• **What the task asks**
Return, without pictures, the lines from the start of the data through the one that contains "import plotly.graph_objects as go".
•••••
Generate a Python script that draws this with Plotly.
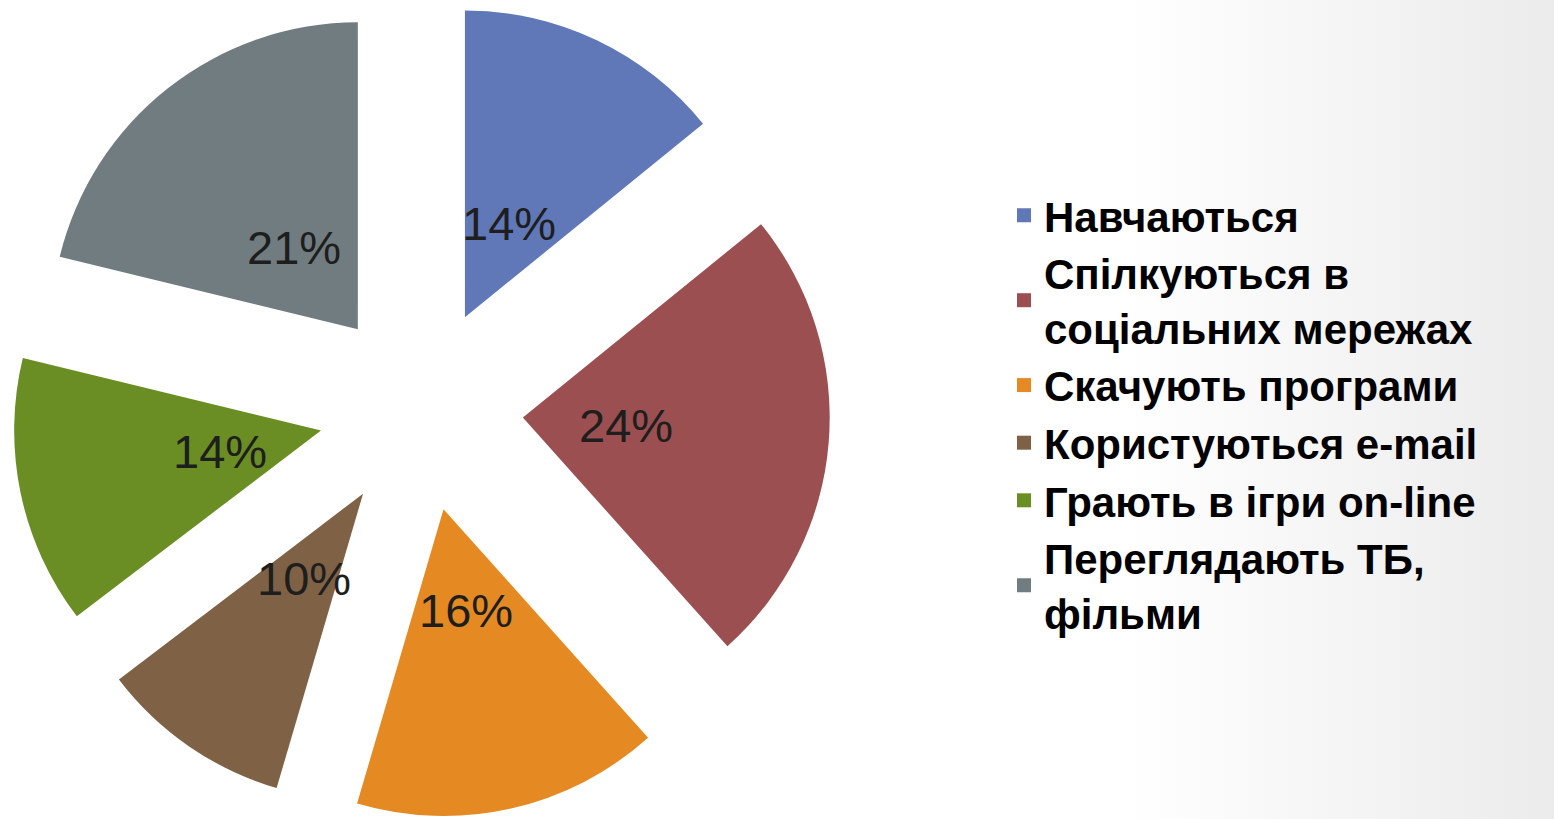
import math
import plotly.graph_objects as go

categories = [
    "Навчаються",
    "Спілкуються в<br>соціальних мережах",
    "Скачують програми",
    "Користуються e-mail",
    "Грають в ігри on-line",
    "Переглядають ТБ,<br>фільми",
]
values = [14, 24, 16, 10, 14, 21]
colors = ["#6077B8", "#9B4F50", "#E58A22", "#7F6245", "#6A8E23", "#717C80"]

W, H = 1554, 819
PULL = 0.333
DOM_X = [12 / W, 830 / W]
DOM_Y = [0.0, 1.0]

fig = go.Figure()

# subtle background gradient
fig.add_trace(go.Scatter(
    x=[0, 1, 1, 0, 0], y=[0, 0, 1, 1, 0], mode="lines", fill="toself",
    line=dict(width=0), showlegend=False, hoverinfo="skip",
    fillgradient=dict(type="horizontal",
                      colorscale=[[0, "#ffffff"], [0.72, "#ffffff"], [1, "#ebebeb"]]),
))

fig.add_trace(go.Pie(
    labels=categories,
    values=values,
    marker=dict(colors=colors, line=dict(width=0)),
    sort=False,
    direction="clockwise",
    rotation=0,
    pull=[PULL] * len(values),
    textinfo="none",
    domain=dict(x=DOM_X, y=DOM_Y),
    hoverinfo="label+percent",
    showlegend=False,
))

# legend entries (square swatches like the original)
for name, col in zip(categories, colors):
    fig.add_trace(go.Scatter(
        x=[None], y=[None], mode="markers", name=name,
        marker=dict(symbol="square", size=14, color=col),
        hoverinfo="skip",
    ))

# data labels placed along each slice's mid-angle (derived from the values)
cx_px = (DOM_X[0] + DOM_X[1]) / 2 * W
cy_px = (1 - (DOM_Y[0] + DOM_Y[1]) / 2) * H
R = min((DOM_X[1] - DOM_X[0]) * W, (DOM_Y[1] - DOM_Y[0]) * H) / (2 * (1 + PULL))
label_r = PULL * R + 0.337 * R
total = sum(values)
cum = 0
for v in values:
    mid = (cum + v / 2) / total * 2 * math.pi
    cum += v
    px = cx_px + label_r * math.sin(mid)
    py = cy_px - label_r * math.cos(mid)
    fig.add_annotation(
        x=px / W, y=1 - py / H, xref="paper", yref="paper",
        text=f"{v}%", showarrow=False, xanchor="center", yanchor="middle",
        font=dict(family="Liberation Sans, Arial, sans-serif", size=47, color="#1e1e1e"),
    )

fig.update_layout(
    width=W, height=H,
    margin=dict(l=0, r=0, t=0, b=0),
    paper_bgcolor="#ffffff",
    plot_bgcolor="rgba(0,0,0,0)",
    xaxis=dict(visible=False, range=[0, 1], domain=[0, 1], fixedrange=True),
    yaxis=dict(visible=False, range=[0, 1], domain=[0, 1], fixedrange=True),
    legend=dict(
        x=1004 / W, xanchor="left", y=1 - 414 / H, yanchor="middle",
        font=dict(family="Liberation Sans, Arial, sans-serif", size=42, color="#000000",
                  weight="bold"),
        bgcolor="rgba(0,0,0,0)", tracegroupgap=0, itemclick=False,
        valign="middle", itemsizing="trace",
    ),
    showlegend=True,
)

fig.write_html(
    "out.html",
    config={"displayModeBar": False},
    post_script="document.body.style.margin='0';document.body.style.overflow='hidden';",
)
•••••
• **In response**
Generate a Python script that draws this with Plotly.
import math
import plotly.graph_objects as go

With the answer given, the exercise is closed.